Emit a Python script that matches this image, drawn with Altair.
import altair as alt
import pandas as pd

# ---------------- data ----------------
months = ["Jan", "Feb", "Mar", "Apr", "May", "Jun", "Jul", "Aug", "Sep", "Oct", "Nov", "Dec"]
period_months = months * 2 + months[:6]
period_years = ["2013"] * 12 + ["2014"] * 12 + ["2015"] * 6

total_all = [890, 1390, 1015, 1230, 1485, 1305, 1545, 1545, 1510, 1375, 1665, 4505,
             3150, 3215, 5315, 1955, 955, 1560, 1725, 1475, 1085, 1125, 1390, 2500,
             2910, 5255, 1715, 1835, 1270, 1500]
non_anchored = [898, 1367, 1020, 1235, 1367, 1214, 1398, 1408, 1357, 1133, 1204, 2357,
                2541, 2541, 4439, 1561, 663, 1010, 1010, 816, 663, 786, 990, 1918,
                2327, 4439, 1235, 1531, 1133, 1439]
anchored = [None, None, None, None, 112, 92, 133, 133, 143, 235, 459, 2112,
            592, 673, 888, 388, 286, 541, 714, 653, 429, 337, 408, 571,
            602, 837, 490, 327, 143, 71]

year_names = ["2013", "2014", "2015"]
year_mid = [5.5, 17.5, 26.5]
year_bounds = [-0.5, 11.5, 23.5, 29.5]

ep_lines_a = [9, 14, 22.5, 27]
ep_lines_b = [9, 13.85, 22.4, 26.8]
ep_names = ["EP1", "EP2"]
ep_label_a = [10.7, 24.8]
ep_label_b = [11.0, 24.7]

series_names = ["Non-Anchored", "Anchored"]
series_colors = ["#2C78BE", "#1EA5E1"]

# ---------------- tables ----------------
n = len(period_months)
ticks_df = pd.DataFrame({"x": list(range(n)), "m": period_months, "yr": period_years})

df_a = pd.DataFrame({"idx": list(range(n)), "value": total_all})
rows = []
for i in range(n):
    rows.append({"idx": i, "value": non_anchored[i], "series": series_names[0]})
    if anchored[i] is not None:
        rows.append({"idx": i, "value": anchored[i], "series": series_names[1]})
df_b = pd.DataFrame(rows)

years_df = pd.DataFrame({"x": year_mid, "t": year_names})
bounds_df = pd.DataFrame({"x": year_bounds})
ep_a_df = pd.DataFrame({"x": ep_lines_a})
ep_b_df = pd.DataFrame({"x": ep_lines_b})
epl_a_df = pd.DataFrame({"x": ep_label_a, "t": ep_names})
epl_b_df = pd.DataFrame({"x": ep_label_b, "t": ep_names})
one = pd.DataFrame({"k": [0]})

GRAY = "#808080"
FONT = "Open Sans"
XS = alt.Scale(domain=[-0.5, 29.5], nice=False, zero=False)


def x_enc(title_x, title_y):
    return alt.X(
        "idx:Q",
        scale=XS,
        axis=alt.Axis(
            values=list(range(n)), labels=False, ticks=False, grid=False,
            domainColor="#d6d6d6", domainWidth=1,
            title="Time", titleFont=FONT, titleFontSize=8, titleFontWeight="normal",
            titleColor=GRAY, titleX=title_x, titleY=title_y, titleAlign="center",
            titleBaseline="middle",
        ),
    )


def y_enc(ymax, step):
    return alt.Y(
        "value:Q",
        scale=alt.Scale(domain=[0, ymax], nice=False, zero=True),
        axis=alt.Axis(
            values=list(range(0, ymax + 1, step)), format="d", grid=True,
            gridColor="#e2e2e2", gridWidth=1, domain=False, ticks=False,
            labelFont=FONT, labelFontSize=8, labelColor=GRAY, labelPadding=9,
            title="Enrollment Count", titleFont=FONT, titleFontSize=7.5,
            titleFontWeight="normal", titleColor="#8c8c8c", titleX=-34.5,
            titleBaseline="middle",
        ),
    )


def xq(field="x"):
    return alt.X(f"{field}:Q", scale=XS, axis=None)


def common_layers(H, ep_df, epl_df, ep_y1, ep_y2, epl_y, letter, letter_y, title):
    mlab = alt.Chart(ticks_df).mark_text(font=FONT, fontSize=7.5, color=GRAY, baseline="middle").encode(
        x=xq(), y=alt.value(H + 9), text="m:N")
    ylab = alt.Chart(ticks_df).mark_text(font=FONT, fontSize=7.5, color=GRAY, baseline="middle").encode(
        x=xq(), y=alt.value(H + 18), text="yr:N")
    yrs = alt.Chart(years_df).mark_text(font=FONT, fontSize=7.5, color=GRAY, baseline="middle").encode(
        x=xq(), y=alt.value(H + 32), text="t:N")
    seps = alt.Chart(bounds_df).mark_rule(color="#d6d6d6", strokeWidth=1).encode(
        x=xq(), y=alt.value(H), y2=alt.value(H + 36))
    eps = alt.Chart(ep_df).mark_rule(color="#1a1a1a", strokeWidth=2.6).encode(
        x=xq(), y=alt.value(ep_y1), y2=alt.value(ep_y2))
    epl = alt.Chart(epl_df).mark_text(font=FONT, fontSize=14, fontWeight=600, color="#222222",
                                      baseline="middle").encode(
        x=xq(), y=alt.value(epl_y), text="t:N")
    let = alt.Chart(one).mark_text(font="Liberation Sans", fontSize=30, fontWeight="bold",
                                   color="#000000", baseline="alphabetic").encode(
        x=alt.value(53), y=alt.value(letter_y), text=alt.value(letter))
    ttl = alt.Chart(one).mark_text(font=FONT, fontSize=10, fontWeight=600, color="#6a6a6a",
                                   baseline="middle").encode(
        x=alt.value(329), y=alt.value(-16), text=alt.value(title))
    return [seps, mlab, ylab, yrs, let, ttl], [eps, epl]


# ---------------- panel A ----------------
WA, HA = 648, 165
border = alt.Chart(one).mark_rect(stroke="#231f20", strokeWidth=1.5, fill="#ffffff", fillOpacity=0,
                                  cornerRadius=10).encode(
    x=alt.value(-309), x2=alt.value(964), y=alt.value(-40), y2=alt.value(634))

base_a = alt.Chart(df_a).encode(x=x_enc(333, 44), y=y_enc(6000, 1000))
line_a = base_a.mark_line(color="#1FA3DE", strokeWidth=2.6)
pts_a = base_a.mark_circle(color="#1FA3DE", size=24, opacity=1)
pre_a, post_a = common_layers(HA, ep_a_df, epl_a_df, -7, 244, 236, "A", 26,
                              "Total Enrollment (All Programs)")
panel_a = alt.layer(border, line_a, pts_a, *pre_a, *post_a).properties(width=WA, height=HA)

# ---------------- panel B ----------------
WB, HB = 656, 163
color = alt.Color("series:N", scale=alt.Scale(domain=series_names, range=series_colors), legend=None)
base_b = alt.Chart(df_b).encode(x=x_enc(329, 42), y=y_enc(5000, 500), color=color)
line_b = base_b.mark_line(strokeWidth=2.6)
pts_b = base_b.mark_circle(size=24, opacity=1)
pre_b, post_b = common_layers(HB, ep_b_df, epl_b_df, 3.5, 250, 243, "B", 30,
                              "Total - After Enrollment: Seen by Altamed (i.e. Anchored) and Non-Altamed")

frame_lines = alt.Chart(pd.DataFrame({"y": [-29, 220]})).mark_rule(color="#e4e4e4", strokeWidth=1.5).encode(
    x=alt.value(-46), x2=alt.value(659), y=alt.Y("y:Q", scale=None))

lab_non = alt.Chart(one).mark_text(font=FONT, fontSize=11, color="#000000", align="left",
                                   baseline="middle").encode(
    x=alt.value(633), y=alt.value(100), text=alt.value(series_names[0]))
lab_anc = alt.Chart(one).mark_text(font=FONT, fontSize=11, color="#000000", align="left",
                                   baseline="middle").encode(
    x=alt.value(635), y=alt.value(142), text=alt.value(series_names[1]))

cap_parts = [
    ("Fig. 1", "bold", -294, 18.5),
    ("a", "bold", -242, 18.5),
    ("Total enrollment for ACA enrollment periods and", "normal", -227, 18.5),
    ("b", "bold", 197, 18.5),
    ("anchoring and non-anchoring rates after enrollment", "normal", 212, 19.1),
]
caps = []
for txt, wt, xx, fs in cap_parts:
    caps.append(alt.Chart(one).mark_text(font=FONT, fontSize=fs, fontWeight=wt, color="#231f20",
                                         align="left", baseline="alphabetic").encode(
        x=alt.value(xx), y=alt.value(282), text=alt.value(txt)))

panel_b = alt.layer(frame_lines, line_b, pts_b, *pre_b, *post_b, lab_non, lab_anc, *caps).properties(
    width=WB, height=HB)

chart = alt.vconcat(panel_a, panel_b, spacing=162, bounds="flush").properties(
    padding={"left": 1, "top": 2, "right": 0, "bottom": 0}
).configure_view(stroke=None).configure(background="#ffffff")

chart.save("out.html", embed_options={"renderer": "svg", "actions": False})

········

- _Exercise objective_
Set down each line of the material verbatim, from the first line through the line that contains "import pandas as pd".

- _Task answer_
Emit a Python script that matches this image, drawn with Altair.
import altair as alt
import pandas as pd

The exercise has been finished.